Secondary perils are normally described as small to mid-sized impacts or events that follow a primary one. For example, a primary peril, like a hurricane, could lead to flooding, a secondary peril. Secondary perils also include some independent events, such as torrential rain, wildfires, or drought. Because secondary perils used to be considered less costly, they were categorized differently than large-scale events.

According to the AM Best report, however, it’s becoming more common for at least one secondary peril in a year to result in losses over $10 billion.

“As we have seen with population growth in wildfire-exposed areas in California and other western states, higher economic and insured losses are occurring despite natural catastrophes of lesser intensity,” AM Best’s associate director of industry research and analytics David Blades pointed out.

Citing data over the last 40 years, AM Best showed an increase in the frequency of high-loss natural catastrophe events —a trend that has only worsened in the previous decade. For example, between 1980 and 1989, 29 weather events resulted in over $1 billion in total losses. However, from 2010 to 2019, 123 $1 billion-plus events occurred. 50 such events occurred between 2018 and 2020 alone.

Recent estimates for 2021 put insured losses from natural catastrophes at over $105 billion, marking the fourth highest annual loss total in 60 years.
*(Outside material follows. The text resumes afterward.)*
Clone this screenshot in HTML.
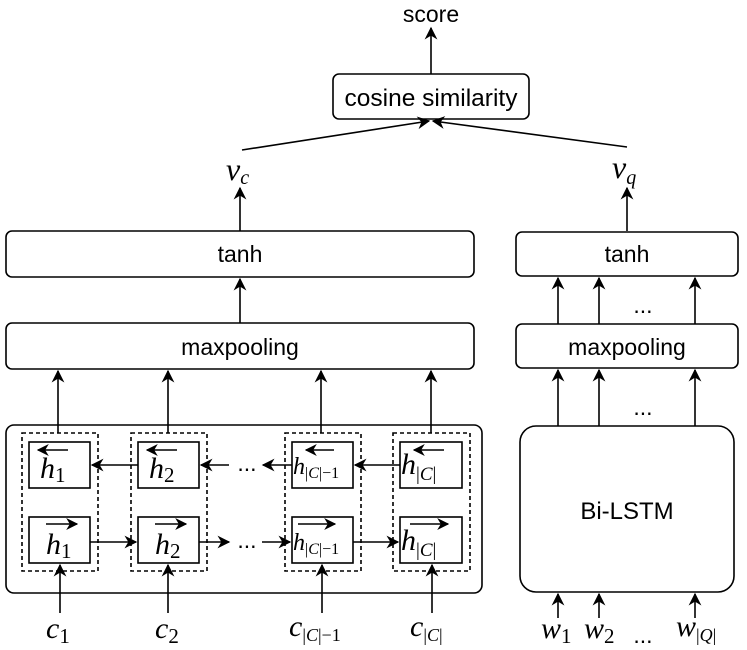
<!DOCTYPE html>
<html><head><meta charset="utf-8"><style>body{margin:0;background:#fff}svg{display:block}</style></head><body>
<svg width="747" height="650" viewBox="0 0 747 650" xmlns="http://www.w3.org/2000/svg">
<defs><marker id="a" viewBox="0 0 10 10" refX="9" refY="5" markerWidth="8" markerHeight="8" orient="auto"><path d="M0,0 L10,5 L0,10 L3,5 z" fill="#000"/></marker></defs>
<g font-family="Liberation Sans, sans-serif" fill="none" stroke="#000" stroke-width="1.6">
<line x1="431" y1="74" x2="431" y2="28" marker-end="url(#a)"/>
<rect x="333" y="74" width="196" height="45" rx="6"/>
<line x1="242" y1="150" x2="429" y2="121" marker-end="url(#a)"/>
<line x1="627" y1="147" x2="433" y2="121" marker-end="url(#a)"/>
<line x1="240" y1="231" x2="240" y2="188" marker-end="url(#a)"/>
<line x1="627" y1="231" x2="627" y2="188" marker-end="url(#a)"/>
<rect x="6" y="231" width="468" height="46" rx="6"/>
<rect x="6" y="323" width="468" height="46" rx="6"/>
<line x1="240" y1="323" x2="240" y2="279" marker-end="url(#a)"/>
<rect x="516" y="232" width="222" height="44" rx="6"/>
<rect x="516" y="324" width="222" height="44" rx="6"/>
<line x1="558" y1="324" x2="558" y2="278" marker-end="url(#a)"/>
<line x1="599" y1="324" x2="599" y2="278" marker-end="url(#a)"/>
<line x1="695" y1="324" x2="695" y2="278" marker-end="url(#a)"/>
<rect x="520" y="426" width="214" height="166" rx="16"/>
<line x1="558" y1="426" x2="558" y2="370" marker-end="url(#a)"/>
<line x1="599" y1="426" x2="599" y2="370" marker-end="url(#a)"/>
<line x1="695" y1="426" x2="695" y2="370" marker-end="url(#a)"/>
<line x1="558" y1="618" x2="558" y2="594" marker-end="url(#a)"/>
<line x1="599" y1="618" x2="599" y2="594" marker-end="url(#a)"/>
<line x1="695" y1="618" x2="695" y2="594" marker-end="url(#a)"/>
<rect x="6" y="425" width="476" height="168" rx="8"/>
<g stroke-dasharray="4,3"><rect x="22" y="433" width="76" height="138"/><rect x="131" y="433" width="76" height="138"/><rect x="285" y="433" width="76" height="138"/><rect x="393" y="433" width="77" height="138"/></g>
<line x1="58" y1="433" x2="58" y2="371" marker-end="url(#a)"/>
<line x1="168" y1="433" x2="168" y2="371" marker-end="url(#a)"/>
<line x1="321" y1="433" x2="321" y2="371" marker-end="url(#a)"/>
<line x1="431" y1="433" x2="431" y2="371" marker-end="url(#a)"/>
<g><rect x="29" y="442" width="61" height="46"/><rect x="138" y="442" width="61" height="46"/><rect x="292" y="442" width="61" height="46"/><rect x="400" y="442" width="62" height="46"/>
<rect x="29" y="517" width="61" height="46"/><rect x="138" y="517" width="61" height="46"/><rect x="292" y="517" width="61" height="46"/><rect x="400" y="517" width="62" height="46"/></g>
<line x1="138" y1="465" x2="92" y2="465" marker-end="url(#a)"/>
<line x1="229" y1="465" x2="201" y2="465" marker-end="url(#a)"/>
<line x1="292" y1="465" x2="263" y2="465" marker-end="url(#a)"/>
<line x1="400" y1="465" x2="355" y2="465" marker-end="url(#a)"/>
<line x1="90" y1="542" x2="136" y2="542" marker-end="url(#a)"/>
<line x1="199" y1="542" x2="229" y2="542" marker-end="url(#a)"/>
<line x1="262" y1="542" x2="290" y2="542" marker-end="url(#a)"/>
<line x1="353" y1="542" x2="398" y2="542" marker-end="url(#a)"/>
<line x1="60" y1="613" x2="60" y2="565" marker-end="url(#a)"/>
<line x1="168" y1="613" x2="168" y2="565" marker-end="url(#a)"/>
<line x1="322" y1="613" x2="322" y2="565" marker-end="url(#a)"/>
<line x1="432" y1="613" x2="432" y2="565" marker-end="url(#a)"/>
<g stroke-width="1.5">
<line x1="68" y1="450" x2="38" y2="450" marker-end="url(#a)"/><line x1="177" y1="450" x2="147" y2="450" marker-end="url(#a)"/><line x1="334" y1="450" x2="306" y2="450" marker-end="url(#a)"/><line x1="444" y1="450" x2="414" y2="450" marker-end="url(#a)"/>
<line x1="46" y1="524" x2="77" y2="524" marker-end="url(#a)"/><line x1="155" y1="524" x2="186" y2="524" marker-end="url(#a)"/><line x1="298" y1="524" x2="335" y2="524" marker-end="url(#a)"/><line x1="410" y1="524" x2="448" y2="524" marker-end="url(#a)"/>
</g>
</g>
<g font-family="Liberation Sans, sans-serif" font-size="23" text-anchor="middle" fill="#000">
<text x="431" y="22">score</text>
<text x="431" y="106" font-size="24.5">cosine similarity</text>
<text x="240" y="262">tanh</text>
<text x="240" y="355">maxpooling</text>
<text x="627" y="262">tanh</text>
<text x="627" y="355">maxpooling</text>
<text x="627" y="519" font-size="24">Bi-LSTM</text>
<text x="643" y="313">...</text>
<text x="643" y="415">...</text>
<text x="247" y="471">...</text>
<text x="247" y="548">...</text>
<text x="643" y="643">...</text>
</g>
<g font-family="Liberation Serif, serif" fill="#000">
<text x="226" y="180" font-size="32" font-style="italic">v<tspan font-size="20" dy="4">c</tspan></text>
<text x="612" y="178" font-size="32" font-style="italic">v<tspan font-size="20" dy="6">q</tspan></text>
<g font-size="30">
<text x="40" y="478"><tspan font-style="italic">h</tspan><tspan font-size="21" dy="4">1</tspan></text>
<text x="149" y="478"><tspan font-style="italic">h</tspan><tspan font-size="21" dy="4">2</tspan></text>
<text x="401" y="474"><tspan font-style="italic">h</tspan><tspan font-size="19" dy="6">|<tspan font-style="italic">C</tspan>|</tspan></text>
<text x="46" y="554"><tspan font-style="italic">h</tspan><tspan font-size="21" dy="4">1</tspan></text>
<text x="155" y="554"><tspan font-style="italic">h</tspan><tspan font-size="21" dy="4">2</tspan></text>
<text x="401" y="550"><tspan font-style="italic">h</tspan><tspan font-size="19" dy="6">|<tspan font-style="italic">C</tspan>|</tspan></text>
</g>
<g font-size="24">
<text x="293" y="474"><tspan font-style="italic">h</tspan><tspan font-size="16" dy="4">|<tspan font-style="italic">C</tspan>|−1</tspan></text>
<text x="293" y="550"><tspan font-style="italic">h</tspan><tspan font-size="16" dy="4">|<tspan font-style="italic">C</tspan>|−1</tspan></text>
</g>
<g font-size="30">
<text x="46" y="638"><tspan font-style="italic">c</tspan><tspan font-size="21" dy="5">1</tspan></text>
<text x="155" y="638"><tspan font-style="italic">c</tspan><tspan font-size="21" dy="5">2</tspan></text>
<text x="289" y="636"><tspan font-style="italic">c</tspan><tspan font-size="18" dy="5">|<tspan font-style="italic">C</tspan>|−1</tspan></text>
<text x="410" y="636"><tspan font-style="italic">c</tspan><tspan font-size="18" dy="5">|<tspan font-style="italic">C</tspan>|</tspan></text>
<text x="541" y="638"><tspan font-style="italic">w</tspan><tspan font-size="21" dy="5">1</tspan></text>
<text x="584" y="638"><tspan font-style="italic">w</tspan><tspan font-size="21" dy="5">2</tspan></text>
<text x="676" y="636"><tspan font-style="italic">w</tspan><tspan font-size="18" dy="5">|<tspan font-style="italic">Q</tspan>|</tspan></text>
</g>
</g>
</svg>
</body></html>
That total likely does not even include the Colorado wildfires or fierce tornado that struck Kentucky mid-December. Notably, two of the three worst disasters last year were weather events in the United States: the February winter storm in Texas (estimated at $23 billion) and Hurricane Ida ( $65 billion).

With each primary peril, the impact of secondary perils rises as well. Secondary perils are also challenging because they’re often highly localized, meaning they can be shaped by human behavior. For example, as paved surfaces increase in a rapidly urbanizing area, rainwater can pool more easily after an isolated storm. These considerations increase the difficulty of modeling secondary perils.

Climate change has a clear impact on the severity and number of both primary and secondary perils, but AM best also noted that population growth in catastrophe-prone areas of the U.S. also contributes significantly to higher economic and insured losses. Moving forward, insurers and reinsurers may have difficulty understanding when and by how much climate change will affect businesses.

In the short term, organizations must be sure to work with their trusted brokers to carefully assess natural disaster risks and discuss risk management strategies that might prove vital in protecting their assets.